Was there a specific faculty member or peer who especially inspired you while at the School of the Arts? If so, who and how?
Yes. Andrew Sarris. He helped me to see films subtextually. In a concrete example he showed a class an Ophuls film -- The Earrings of Madame de... -- and he had the projectionist run a sequence over and over and asked us to notice what was extraneous in just that sequence, what was not absolutely necessary in telling the story. And that part was Ophuls's "style" and one of the little brushstrokes that conveyed a vision, apart from the surface narrative. He always naturally went right to the philosophical underpinnings of any film, without effort, and the knack for doing this rubbed off on me.
How did attending the School of the Arts impact your work and career as an artist?
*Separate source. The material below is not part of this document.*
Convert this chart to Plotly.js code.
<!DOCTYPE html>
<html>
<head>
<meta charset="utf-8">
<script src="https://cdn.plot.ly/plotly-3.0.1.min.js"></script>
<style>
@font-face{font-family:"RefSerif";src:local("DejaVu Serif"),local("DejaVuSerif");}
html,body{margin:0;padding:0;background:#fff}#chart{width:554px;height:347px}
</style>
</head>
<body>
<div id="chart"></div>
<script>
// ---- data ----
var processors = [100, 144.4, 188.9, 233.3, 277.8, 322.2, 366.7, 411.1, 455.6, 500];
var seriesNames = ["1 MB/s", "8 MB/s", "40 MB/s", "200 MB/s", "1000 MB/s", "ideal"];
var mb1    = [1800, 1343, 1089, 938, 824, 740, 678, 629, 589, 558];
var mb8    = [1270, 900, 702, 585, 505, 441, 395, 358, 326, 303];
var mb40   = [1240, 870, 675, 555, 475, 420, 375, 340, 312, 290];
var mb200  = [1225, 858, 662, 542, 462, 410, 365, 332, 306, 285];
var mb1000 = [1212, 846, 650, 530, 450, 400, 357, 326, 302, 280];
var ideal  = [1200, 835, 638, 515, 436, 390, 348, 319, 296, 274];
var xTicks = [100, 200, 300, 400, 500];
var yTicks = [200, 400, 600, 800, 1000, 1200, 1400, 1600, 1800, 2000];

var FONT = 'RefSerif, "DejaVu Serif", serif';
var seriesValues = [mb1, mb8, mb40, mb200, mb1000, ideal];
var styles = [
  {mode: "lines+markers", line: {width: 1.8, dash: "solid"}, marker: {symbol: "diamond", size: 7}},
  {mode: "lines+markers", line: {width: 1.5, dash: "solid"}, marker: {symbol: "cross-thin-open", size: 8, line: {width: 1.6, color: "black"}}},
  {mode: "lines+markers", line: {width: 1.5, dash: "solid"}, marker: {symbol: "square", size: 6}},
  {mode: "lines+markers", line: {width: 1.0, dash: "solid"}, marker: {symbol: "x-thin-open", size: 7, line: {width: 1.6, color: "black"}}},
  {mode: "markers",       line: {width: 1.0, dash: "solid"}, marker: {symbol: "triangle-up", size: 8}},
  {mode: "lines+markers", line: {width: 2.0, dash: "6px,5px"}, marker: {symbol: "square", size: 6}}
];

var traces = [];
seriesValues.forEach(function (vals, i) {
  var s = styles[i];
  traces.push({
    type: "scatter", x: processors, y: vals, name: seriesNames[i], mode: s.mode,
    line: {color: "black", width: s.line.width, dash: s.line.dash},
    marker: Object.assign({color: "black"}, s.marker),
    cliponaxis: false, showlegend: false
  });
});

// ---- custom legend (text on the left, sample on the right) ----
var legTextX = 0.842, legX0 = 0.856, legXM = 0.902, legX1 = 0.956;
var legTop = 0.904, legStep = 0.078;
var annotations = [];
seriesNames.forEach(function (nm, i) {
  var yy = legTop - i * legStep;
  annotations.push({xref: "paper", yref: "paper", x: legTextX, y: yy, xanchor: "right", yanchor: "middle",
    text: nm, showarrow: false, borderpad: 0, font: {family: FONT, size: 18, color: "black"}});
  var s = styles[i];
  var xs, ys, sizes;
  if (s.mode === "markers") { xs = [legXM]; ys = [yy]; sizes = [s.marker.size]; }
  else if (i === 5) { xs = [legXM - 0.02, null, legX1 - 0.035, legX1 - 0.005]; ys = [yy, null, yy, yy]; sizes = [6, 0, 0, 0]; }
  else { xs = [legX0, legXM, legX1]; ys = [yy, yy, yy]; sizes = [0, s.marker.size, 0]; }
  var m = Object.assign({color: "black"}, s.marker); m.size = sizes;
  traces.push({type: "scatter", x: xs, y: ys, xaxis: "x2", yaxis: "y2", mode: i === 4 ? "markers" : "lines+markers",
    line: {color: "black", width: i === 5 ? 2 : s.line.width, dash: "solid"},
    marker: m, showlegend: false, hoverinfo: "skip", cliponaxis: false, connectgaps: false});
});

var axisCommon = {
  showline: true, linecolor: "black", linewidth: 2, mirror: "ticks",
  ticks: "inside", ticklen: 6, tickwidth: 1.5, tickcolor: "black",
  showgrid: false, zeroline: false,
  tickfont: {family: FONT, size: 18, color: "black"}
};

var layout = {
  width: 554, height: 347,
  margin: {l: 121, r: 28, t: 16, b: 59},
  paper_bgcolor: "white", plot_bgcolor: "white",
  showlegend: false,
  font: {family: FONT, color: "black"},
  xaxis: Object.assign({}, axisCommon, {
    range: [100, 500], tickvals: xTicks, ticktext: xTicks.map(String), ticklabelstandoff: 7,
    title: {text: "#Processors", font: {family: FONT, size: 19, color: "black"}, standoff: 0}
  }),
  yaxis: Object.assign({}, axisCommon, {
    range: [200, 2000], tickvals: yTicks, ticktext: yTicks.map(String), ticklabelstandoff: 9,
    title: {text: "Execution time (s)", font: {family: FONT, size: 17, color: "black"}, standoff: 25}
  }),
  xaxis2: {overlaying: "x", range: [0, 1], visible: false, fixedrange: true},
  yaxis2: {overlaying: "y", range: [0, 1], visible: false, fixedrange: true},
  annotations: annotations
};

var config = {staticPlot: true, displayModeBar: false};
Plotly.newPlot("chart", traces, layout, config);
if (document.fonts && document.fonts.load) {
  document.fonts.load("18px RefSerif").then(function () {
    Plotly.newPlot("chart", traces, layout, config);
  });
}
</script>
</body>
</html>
It was all about Andrew Sarris, as I described above. This was a great professor and it was in his classes that I came to really see film's potential for describing the human condition. He was always looking for the highest aspirations from the filmmakers he held in esteem and I came to know why some films had real depth and soul while others-- though perhaps perfectly entertaining and even quite intelligent -- fell short of that. He saw films like we read novels, critiquing them with that kind of literary scrutiny. All of what I've said has deeply and permanently affected what I want and demand of myself as an artist, so I would say that's quite an impact.
If you could revisit any piece you created during your time at the School of the Arts, which would it be? Why?
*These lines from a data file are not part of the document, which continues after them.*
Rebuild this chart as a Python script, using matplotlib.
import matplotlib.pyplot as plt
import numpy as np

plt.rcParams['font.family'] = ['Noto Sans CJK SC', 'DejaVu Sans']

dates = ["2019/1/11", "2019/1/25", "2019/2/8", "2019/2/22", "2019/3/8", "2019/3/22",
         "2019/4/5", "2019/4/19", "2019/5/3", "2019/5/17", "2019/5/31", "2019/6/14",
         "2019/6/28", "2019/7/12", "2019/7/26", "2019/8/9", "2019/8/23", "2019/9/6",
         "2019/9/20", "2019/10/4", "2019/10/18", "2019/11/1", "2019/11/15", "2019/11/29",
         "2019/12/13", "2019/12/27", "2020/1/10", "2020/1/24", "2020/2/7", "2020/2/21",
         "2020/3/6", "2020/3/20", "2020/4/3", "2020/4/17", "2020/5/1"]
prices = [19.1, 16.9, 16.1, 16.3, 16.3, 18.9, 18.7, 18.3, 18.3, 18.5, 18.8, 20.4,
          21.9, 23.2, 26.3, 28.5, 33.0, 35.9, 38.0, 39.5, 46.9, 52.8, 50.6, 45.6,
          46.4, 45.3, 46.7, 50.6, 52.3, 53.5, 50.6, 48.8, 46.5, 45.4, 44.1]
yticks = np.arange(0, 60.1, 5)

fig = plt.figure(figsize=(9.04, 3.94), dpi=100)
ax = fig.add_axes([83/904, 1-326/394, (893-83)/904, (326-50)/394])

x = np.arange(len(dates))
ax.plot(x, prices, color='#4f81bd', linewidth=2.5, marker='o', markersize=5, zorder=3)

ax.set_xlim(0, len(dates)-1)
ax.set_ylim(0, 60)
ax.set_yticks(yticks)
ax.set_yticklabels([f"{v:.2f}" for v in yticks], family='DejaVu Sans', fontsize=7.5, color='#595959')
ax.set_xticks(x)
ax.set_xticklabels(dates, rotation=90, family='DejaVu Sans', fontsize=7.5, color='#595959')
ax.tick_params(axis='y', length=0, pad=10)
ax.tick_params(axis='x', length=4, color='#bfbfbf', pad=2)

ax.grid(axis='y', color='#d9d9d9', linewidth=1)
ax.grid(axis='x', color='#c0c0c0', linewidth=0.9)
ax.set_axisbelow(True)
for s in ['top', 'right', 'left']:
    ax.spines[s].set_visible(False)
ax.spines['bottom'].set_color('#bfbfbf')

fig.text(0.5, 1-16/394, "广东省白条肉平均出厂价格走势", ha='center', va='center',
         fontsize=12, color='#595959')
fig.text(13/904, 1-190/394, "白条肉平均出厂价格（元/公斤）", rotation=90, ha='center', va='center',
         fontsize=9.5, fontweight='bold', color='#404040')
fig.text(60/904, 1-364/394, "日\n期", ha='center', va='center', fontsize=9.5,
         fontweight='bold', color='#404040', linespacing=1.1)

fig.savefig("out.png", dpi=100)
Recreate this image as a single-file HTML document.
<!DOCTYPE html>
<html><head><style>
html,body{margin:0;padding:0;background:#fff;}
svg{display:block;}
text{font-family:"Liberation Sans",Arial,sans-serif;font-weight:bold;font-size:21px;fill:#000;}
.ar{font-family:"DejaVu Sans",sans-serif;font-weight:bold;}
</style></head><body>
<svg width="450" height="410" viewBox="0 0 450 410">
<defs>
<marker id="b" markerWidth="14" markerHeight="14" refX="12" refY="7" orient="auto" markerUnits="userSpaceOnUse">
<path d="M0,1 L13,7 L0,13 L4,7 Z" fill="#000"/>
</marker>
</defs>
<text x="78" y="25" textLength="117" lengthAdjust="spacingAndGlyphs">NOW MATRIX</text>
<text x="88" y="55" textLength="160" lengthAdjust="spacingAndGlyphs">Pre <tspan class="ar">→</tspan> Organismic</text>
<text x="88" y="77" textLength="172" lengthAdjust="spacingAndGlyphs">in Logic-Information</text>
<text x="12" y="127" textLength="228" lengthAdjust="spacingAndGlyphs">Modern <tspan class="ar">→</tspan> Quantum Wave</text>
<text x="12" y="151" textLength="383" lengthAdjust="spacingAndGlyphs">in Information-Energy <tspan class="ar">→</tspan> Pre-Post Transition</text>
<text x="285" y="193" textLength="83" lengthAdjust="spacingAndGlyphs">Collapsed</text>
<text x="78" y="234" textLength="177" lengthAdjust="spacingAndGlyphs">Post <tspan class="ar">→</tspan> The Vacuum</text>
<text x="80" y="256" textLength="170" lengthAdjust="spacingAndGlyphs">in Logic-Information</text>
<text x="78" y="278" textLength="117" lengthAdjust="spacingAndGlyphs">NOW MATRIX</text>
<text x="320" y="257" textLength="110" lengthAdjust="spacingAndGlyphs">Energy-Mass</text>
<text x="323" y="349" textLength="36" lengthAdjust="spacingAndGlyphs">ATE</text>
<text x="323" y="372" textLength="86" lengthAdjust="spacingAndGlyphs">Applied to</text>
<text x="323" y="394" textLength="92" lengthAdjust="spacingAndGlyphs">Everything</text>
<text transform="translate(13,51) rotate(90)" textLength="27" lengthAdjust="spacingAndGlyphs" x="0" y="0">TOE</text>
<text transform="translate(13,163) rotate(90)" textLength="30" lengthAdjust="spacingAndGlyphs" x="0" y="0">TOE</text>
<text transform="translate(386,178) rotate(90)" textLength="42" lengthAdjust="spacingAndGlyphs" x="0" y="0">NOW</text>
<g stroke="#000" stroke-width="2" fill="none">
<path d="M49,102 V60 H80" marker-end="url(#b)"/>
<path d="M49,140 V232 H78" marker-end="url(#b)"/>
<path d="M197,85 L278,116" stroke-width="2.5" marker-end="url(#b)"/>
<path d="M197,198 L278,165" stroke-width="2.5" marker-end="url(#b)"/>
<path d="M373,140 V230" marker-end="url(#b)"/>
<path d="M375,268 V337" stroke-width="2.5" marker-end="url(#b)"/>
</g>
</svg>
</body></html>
In my script for After Hours which was later directed by Martin Scorsese, I would have prepared the story more solidly for the ending I wanted when it went into production, that ending being the main character's re-entering into a giant woman's womb and then waking up naked and in the fetal position on lower Sixth Avenue as the sun is coming up. I would have made that the inevitable ending so it could not have been ditched.
What was your favorite or most memorable class while at the School of the Arts?
Andrew Sarris's History of Cinema.
About Joseph Minion
Grew up in north New Jersey; moved to New York in 1977 and started making experimental films at the Collective for Living Cinema. Started film school at NYU and finished at Columbia. Thesis script made into film After Hours; next script made was Vampire's Kiss (co-produced by another Columbia alumnus, Barbara Zitwer). Cult films Motorama; Daddy's Boys; On the Run; Trafficking. Many screenplays. Have taught at School of Visual Arts, Long Island University, NYU, USC and the North Carolina Schoolf of Arts. Recently directed feature documentary on the mounting of a play about Vincent van Gogh in NYC.